Data lines -
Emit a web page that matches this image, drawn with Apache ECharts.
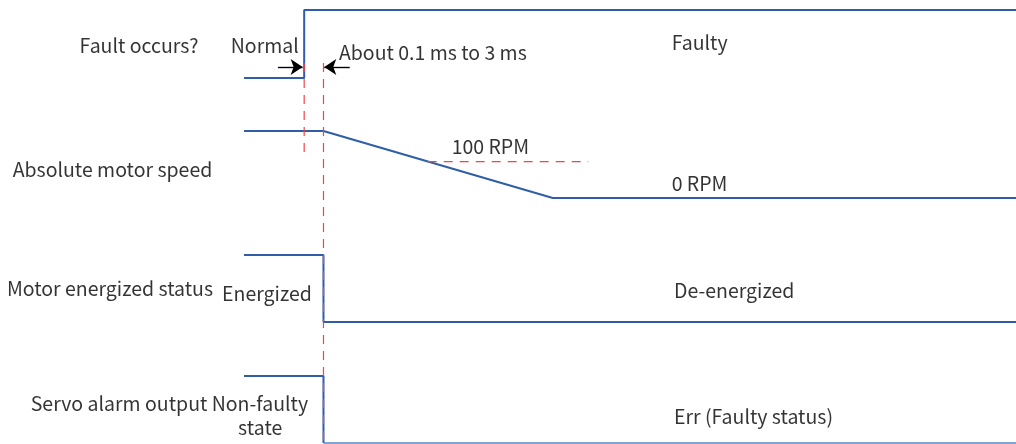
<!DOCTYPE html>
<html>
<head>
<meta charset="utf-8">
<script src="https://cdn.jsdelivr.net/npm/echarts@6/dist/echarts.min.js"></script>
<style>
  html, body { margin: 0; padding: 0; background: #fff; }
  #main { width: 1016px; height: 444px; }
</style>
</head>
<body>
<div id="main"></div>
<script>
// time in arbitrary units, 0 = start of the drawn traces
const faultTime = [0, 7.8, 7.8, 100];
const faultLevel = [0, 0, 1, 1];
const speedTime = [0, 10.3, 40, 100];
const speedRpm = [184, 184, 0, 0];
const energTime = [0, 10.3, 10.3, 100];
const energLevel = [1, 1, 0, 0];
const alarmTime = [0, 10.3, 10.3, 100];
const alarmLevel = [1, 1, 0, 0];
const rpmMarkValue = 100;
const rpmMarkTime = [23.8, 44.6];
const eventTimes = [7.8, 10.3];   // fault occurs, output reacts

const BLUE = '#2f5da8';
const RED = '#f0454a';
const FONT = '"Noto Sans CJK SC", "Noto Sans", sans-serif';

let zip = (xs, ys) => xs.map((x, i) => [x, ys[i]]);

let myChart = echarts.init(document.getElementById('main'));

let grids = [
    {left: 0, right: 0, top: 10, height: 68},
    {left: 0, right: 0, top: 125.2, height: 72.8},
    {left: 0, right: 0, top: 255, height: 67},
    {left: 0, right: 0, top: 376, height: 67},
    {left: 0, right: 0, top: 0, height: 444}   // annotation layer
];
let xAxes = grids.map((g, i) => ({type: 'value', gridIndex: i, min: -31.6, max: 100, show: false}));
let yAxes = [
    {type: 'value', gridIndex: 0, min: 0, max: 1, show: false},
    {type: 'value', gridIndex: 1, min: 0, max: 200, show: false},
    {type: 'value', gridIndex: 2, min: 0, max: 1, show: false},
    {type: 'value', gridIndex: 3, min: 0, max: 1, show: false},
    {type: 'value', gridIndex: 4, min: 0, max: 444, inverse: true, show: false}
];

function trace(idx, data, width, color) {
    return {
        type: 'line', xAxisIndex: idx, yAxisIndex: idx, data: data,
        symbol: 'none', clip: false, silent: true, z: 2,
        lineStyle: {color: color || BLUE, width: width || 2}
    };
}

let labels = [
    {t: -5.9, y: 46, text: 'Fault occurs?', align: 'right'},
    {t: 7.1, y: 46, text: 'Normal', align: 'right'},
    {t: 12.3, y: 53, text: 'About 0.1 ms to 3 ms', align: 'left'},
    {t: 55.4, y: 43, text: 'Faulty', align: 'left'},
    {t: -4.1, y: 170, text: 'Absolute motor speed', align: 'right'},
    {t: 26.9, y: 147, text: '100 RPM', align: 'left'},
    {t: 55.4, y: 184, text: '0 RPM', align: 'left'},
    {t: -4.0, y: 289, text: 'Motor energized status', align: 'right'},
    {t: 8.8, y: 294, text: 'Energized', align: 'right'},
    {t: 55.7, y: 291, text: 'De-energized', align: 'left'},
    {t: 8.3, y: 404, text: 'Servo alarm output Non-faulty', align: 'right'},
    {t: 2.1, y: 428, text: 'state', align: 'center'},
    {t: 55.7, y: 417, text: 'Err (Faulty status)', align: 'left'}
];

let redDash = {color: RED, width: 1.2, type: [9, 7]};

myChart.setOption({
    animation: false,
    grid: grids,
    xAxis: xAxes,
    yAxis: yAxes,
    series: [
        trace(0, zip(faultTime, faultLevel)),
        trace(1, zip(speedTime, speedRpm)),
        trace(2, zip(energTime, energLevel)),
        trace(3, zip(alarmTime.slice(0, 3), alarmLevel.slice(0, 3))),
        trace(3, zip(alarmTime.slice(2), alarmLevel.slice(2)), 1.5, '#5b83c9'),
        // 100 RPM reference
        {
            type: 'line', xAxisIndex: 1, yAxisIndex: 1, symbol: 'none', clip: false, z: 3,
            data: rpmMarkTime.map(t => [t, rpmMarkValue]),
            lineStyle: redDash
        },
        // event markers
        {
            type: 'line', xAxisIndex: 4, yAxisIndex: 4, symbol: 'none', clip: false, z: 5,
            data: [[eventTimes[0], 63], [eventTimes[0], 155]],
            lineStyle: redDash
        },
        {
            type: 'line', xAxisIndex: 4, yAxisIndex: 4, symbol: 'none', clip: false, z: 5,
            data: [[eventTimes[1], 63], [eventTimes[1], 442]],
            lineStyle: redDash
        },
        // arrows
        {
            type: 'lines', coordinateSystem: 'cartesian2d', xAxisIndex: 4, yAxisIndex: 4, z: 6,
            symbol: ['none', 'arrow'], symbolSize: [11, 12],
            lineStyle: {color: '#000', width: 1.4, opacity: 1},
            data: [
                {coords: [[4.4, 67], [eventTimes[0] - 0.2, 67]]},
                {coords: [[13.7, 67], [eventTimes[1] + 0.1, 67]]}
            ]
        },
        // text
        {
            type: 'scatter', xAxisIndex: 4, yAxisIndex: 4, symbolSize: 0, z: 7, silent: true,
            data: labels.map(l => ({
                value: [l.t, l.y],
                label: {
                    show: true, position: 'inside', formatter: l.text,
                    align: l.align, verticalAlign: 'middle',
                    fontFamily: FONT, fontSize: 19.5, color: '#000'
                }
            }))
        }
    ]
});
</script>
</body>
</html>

Task to carry out - Pictures are excluded; extract exactly the lines from the start of the data through the line that holds "const eventTimes = [7.8, 10.3];", both ends included.

Complete answer -
Emit a web page that matches this image, drawn with Apache ECharts.
<!DOCTYPE html>
<html>
<head>
<meta charset="utf-8">
<script src="https://cdn.jsdelivr.net/npm/echarts@6/dist/echarts.min.js"></script>
<style>
  html, body { margin: 0; padding: 0; background: #fff; }
  #main { width: 1016px; height: 444px; }
</style>
</head>
<body>
<div id="main"></div>
<script>
// time in arbitrary units, 0 = start of the drawn traces
const faultTime = [0, 7.8, 7.8, 100];
const faultLevel = [0, 0, 1, 1];
const speedTime = [0, 10.3, 40, 100];
const speedRpm = [184, 184, 0, 0];
const energTime = [0, 10.3, 10.3, 100];
const energLevel = [1, 1, 0, 0];
const alarmTime = [0, 10.3, 10.3, 100];
const alarmLevel = [1, 1, 0, 0];
const rpmMarkValue = 100;
const rpmMarkTime = [23.8, 44.6];
const eventTimes = [7.8, 10.3];   // fault occurs, output reacts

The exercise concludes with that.